“A few million years ago, the present site of the city of
Chicago was buried under three kilometers of frost.” –Carl Sagan, Cosmos.
Buried under three kilometers of frost! Never escaping frost
despite the Spring, despite the Summer! Lifeless, cold, a wasteland. Oh, world!
How impermanent, how fragile everything is. All that I love-- the cracked calls
of the cardinal and the redwing, the various jade-golds of Spring grass and
Spring leaf, the perfect palate of a vital globe--all of it is so fleeting. If
it were only the case that I would not remain, the thought would not be so
heart-breaking; but to think that all of it must vapor?! To think that there
will come an end to seasons?! To think that there will come an end to the Earth
and its circling romance with the sun?! So hopelessly final!
And I here, bound
to the robins and the Spring grasses and the hum of a lawnmower, and an apple
tree newly in leaf; bound in the sublimest and most delicate communion of a
shared moment; suspended in the most tragic of all vessels, the inescapably
doomed ship of a finite moment in time.
I was alive with
the robins, in the days when Michigan was mitten-shaped and was full of Spring
grass. I was alive when stars glowed overhead in the night sky. I was alive
when there was a solar system with the sun at its center, a sun that warmed the
Earth and melted ice-cream in children’s hands. I was alive when there were
colors, and fellow men, and a language to name things. I was alive when there
was light. I was alive when there was matter. I was alive in the days of LOVE
and of BEAUTY. I was alive when birds migrated and butterflies emerged from
cocoons. I was alive when men smiled, and sang, and put their arms around one
another in friendship, and cared deeply about one another. I was alive when the
universe was expanding. I was alive when sunshine wrought freckles. I was alive
to hear poetry. I lived in the days of the chickadee, and the ocean, and the
hurricane. The tortoise was my companion, as was the mosquito and the whale.

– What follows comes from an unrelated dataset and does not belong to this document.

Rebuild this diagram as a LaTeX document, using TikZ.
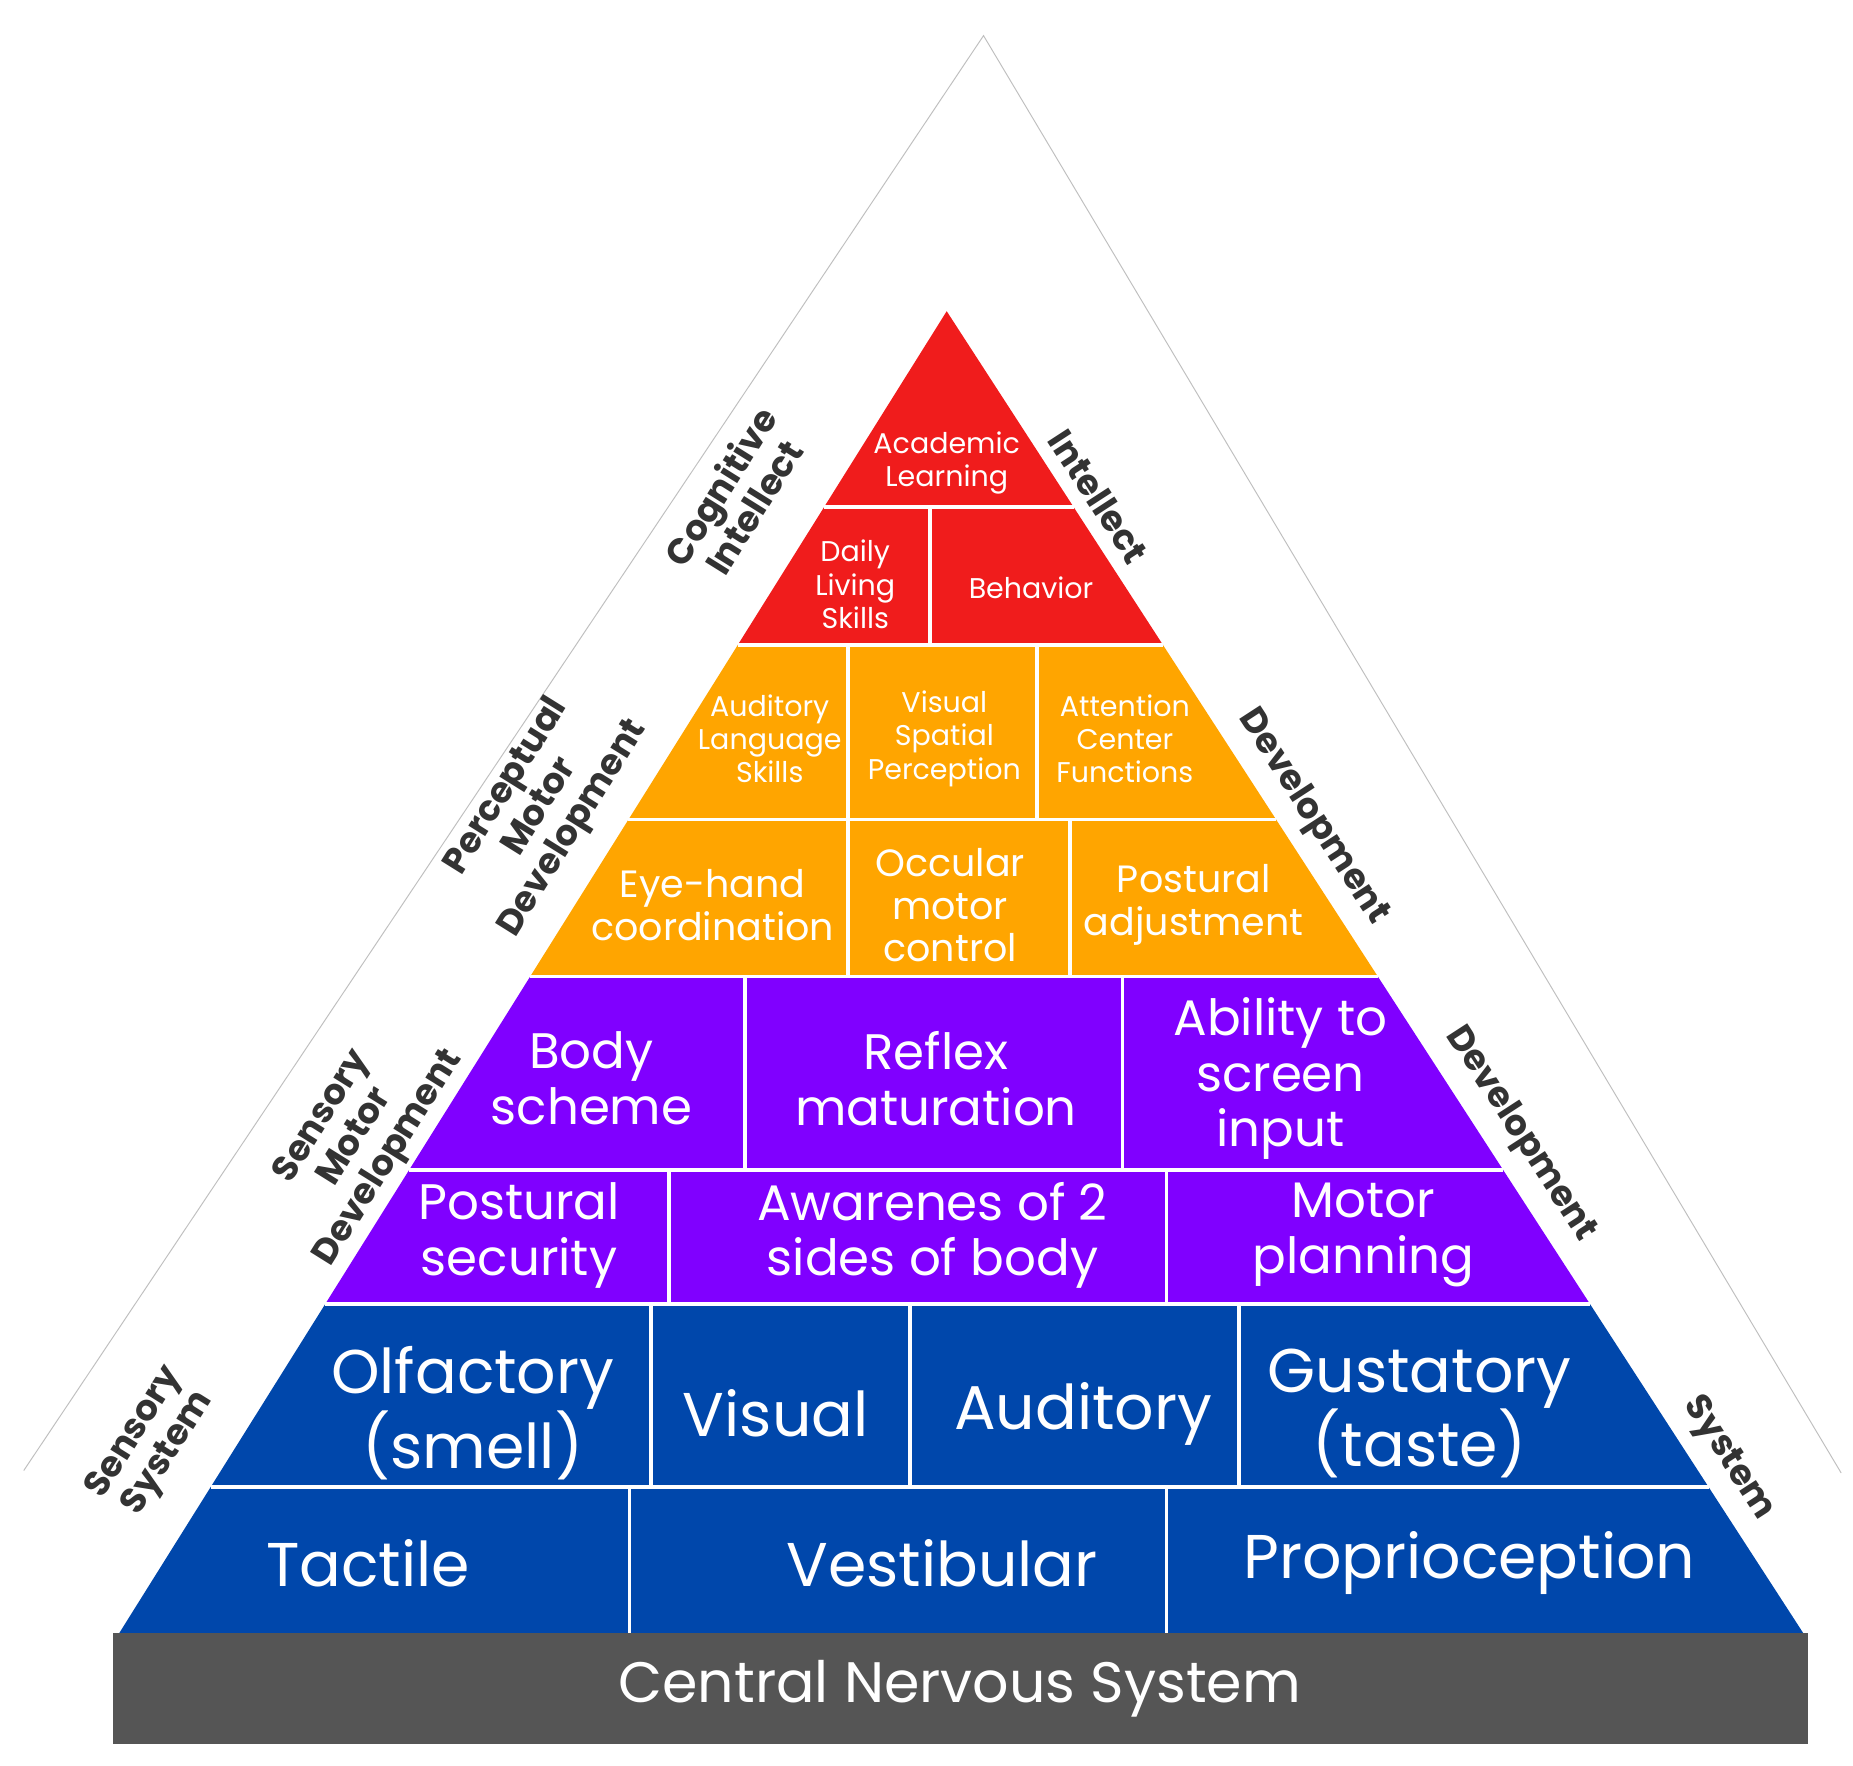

The world has never known days like the ones in which I was alive.
We will all go.
The robins, the rivers, the poetry, the stars. We all lived together, and
though some of us will last longer than others, we will all go. Not a one of us
will last. We are even now a living memory.
Let me not forget
the communal bonds of time, the kinship of a shared temporality. All that is,
at this moment, is as a passenger on the same shipwreck-bound raft. Not a one
of us will survive. We are, every one of us, brothers in tragedy. It is all so
lovely and so…so…doomed. Like the beautiful consumptive in an old-fashioned novel whom we know, know from the first cough, must die.
The story cannot let her live. Even Horatio and the angels must perish. But we
were once in one another’s arms. The robins, and the Spring grasses, and the
stars, and the men embracing the ones that they loved—we were once all of the
same temporal piece. A shared experience. A shared memory. A moment in time.